There's many old threads on this, as long as a decade ago in the SSID forum.

Class A's, B's C's or D's

g1smd

7:25 am on Aug 30, 2011 (gmt 0)

WebmasterWorld Senior Member 10+ Year Member Top Contributors Of The Month



Unqualified, only the very last set of allow/deny rules have any effect.

That is, a later rule might unwittingly "allow" something that you thought was being "denied" by an earlier rule.

wilderness

1:14 pm on Aug 30, 2011 (gmt 0)

WebmasterWorld Senior Member 10+ Year Member Top Contributors Of The Month



For clarification, g1smd is referring to multiple "containers of allow/deny".

wilderness

1:42 pm on Aug 30, 2011 (gmt 0)

WebmasterWorld Senior Member 10+ Year Member Top Contributors Of The Month



The only way I'd use a Class D, today would be with multiple conditions.

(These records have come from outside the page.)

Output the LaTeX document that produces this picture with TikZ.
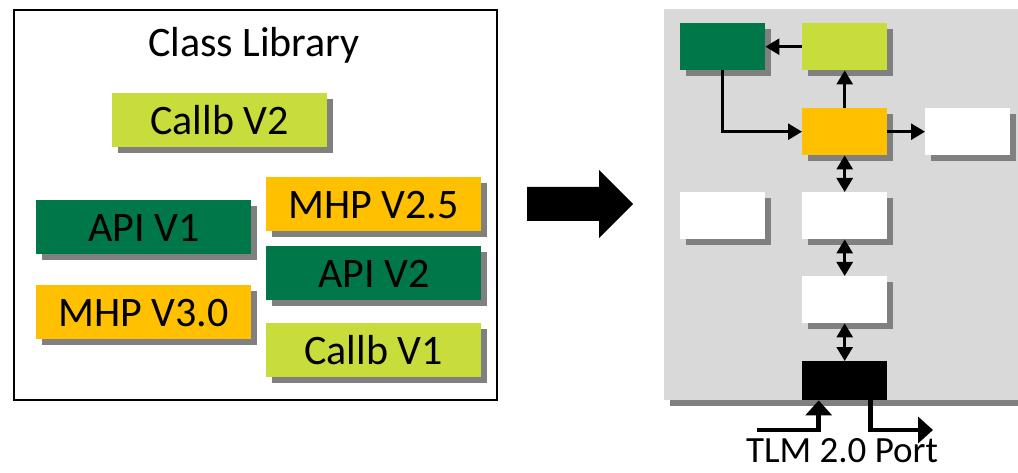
\documentclass[tikz,border=0pt]{standalone}
\usepackage{fontspec}
\setmainfont{Carlito}
\usetikzlibrary{arrows.meta,shadows}
\definecolor{dkgreen}{RGB}{0,119,73}
\definecolor{ltgreen}{RGB}{200,220,60}
\definecolor{amber}{RGB}{255,192,0}
\definecolor{panelgray}{RGB}{217,217,217}
\begin{document}
\begin{tikzpicture}[x=1pt,y=-1pt,
 shd/.style={drop shadow={shadow xshift=6pt,shadow yshift=-6pt,fill=black!50,opacity=1}},
 big/.style={font=\fontsize{42}{50}\selectfont},
 libbox/.style={shd,big,anchor=north west,minimum width=215pt,minimum height=54pt,inner sep=0pt,text height=28pt,text depth=0pt},
 blk/.style={anchor=north west,minimum width=85pt,minimum height=47pt,inner sep=0pt},
 conn/.style={line width=2.8pt,-{Triangle[length=14pt,width=16pt]}},
 dconn/.style={line width=2.8pt,{Triangle[length=14pt,width=16pt]}-{Triangle[length=14pt,width=16pt]}},
 portline/.style={line width=4.5pt,-{Triangle[length=15pt,width=26pt]}}
]
\useasboundingbox (0,0) rectangle (1018,473);
\fill[white] (0,0) rectangle (1018,473);
% left: class library
\node[draw,line width=2pt,anchor=north west,minimum width=483pt,minimum height=390pt,inner sep=0pt] (lib) at (13,9) {};
\node[big,anchor=base,inner sep=0pt] (title) at (254,57) {Class Library};
\node[libbox,fill=ltgreen] (cb2) at (112,93) {Callb V2};
\node[libbox,fill=amber] (m25) at (266,177) {MHP V2.5};
\node[libbox,fill=dkgreen] (api1) at (36,200) {API V1};
\node[libbox,fill=dkgreen] (api2) at (266,246) {API V2};
\node[libbox,fill=amber] (m30) at (36,285) {MHP V3.0};
\node[libbox,fill=ltgreen] (cb1) at (266,323) {Callb V1};
% big arrow
\fill (527,187) -- (599,187) -- (599,170) -- (633,204) -- (599,238) -- (599,221) -- (527,221) -- cycle;
% right panel
\node[shd,fill=panelgray,anchor=north west,minimum width=360pt,minimum height=391pt,inner sep=0pt] (panel) at (664,9) {};
\node[blk,shd,fill=dkgreen] (g) at (680,23) {};
\node[blk,shd,fill=ltgreen] (lg) at (802,23) {};
\node[blk,shd,fill=amber] (o) at (802,108) {};
\node[blk,shd,fill=white] (w1) at (925,108) {};
\node[blk,shd,fill=white] (w2) at (680,192) {};
\node[blk,shd,fill=white] (w3) at (802,192) {};
\node[blk,shd,fill=white] (w4) at (802,276) {};
\node[blk,fill=black,minimum height=39pt] (port) at (802,361) {};
\draw[conn] (lg.west) -- (g.east);
\draw[conn] (o.north) -- (lg.south);
\draw[conn] (g.south) |- (o.west);
\draw[conn] (o.east) -- (w1.west);
\draw[dconn] (o.south) -- (w3.north);
\draw[dconn] (w3.south) -- (w4.north);
\draw[dconn] (w4.south) -- (port.north);
\coordinate (pin) at (757,430);
\coordinate (pout) at (933,430);
\draw[portline] (pin) -| ([xshift=-26pt]port.south);
\draw[portline] ([xshift=26pt]port.south) |- (pout);
\node[font=\fontsize{37}{44}\selectfont,anchor=base,inner sep=0pt] (tlm) at (842,462) {TLM 2.0 Port};
\end{tikzpicture}
\end{document}
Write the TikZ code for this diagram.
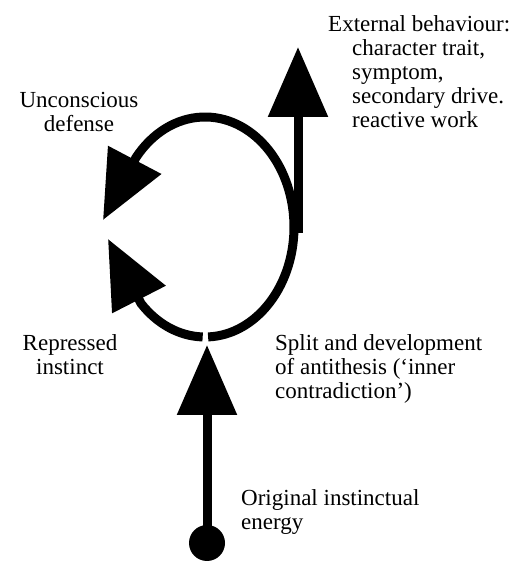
\documentclass[tikz,border=0pt]{standalone}
\usepackage{fontspec}
\setmainfont{Liberation Serif}
\usetikzlibrary{arrows.meta}

\tikzset{
  drive/.style={line width=9pt, line join=round, -{Triangle[length=70pt, width=58pt]}},
  bent/.style={line width=9pt, line join=round, -{Triangle[length=68pt, width=58pt]}},
  label/.style={inner sep=0pt, font=\fontsize{23}{24.2}\selectfont}
}

\begin{document}
\begin{tikzpicture}[x=1pt, y=1pt]
  \useasboundingbox (0,0) rectangle (520,562);

  % --- source and the rising drive ---
  \node[circle, fill, inner sep=0pt, minimum size=36pt] (energy) at (207,19) {};
  \coordinate (split) at (207,217);
  \draw[drive] (energy.center) -- (split);

  % --- the loop (ellipse round this centre) ---
  \coordinate (loop) at (205,335);
  \coordinate (repressed) at (108,323);
  \coordinate (defense) at (103,342);
  \draw[bent] ([shift={(-91.5:89 and 110)}]loop)
    arc[start angle=-91.5, end angle=-136, x radius=89, y radius=110] -- (repressed);
  \draw[bent] ([shift={(-88:89 and 110)}]loop)
    arc[start angle=-88, end angle=141, x radius=89, y radius=110] -- (defense);

  % --- outward branch ---
  \coordinate (outlet) at (298,329);
  \coordinate (behaviour) at (298,515);
  \draw[drive] (outlet) -- (behaviour);

  % labels
  \node[label, anchor=north west, align=left] (external) at (328,547)
    {External behaviour:\\\hspace*{24pt}character trait,\\\hspace*{24pt}symptom,\\\hspace*{24pt}secondary drive.\\\hspace*{24pt}reactive work};
  \node[label, anchor=north, align=center] (unconscious) at (79,470) {Unconscious\\defense};
  \node[label, anchor=north, align=center] (instinct) at (70,228) {Repressed\\instinct};
  \node[label, anchor=north west, align=left] (antithesis) at (275,228)
    {Split and development\\of antithesis (‘inner\\contradiction’)};
  \node[label, anchor=north west, align=left] (original) at (241,73) {Original instinctual\\energy};
\end{tikzpicture}
\end{document}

My reference here is to mod_rewrite, NOT mod_access,

wilderness

3:19 pm on Aug 30, 2011 (gmt 0)

WebmasterWorld Senior Member 10+ Year Member Top Contributors Of The Month



Meanwhile I took his IP off the other htaccess file


gg,
It's still likely that you've a syntax error somewhere in the root htaccess, which is the primary reason for this failure, and IMO, locating that error (so as not to prevent the failure of current or future lines) is just as important as the failed denial of this IP.

grandma genie

5:35 pm on Aug 30, 2011 (gmt 0)

10+ Year Member



It worked! Mr. IP 69.112.200.nnn is now blocked for that directory. I went over the allow,deny section of my htaccess and can't find anything that would cause just that one IP not being blocked from accessing my site. The user has a static IP. I'll see if I can find any other possible cause for this issue. My host says they have blocked that IP from the server. It is too bad we can't contact these folks just to find out what is going on. He can access my home page, so if he wants to call and complain, he can. Thank you, Don, for your help.

grandma genie

7:51 pm on Aug 31, 2011 (gmt 0)

10+ Year Member



Just wanted to add that in going over the htaccess file I did find a couple of lines with some extra spaces. Don't know if that could cause a problem, but I have removed them. They were in the user agent block list. My visitor has not come back.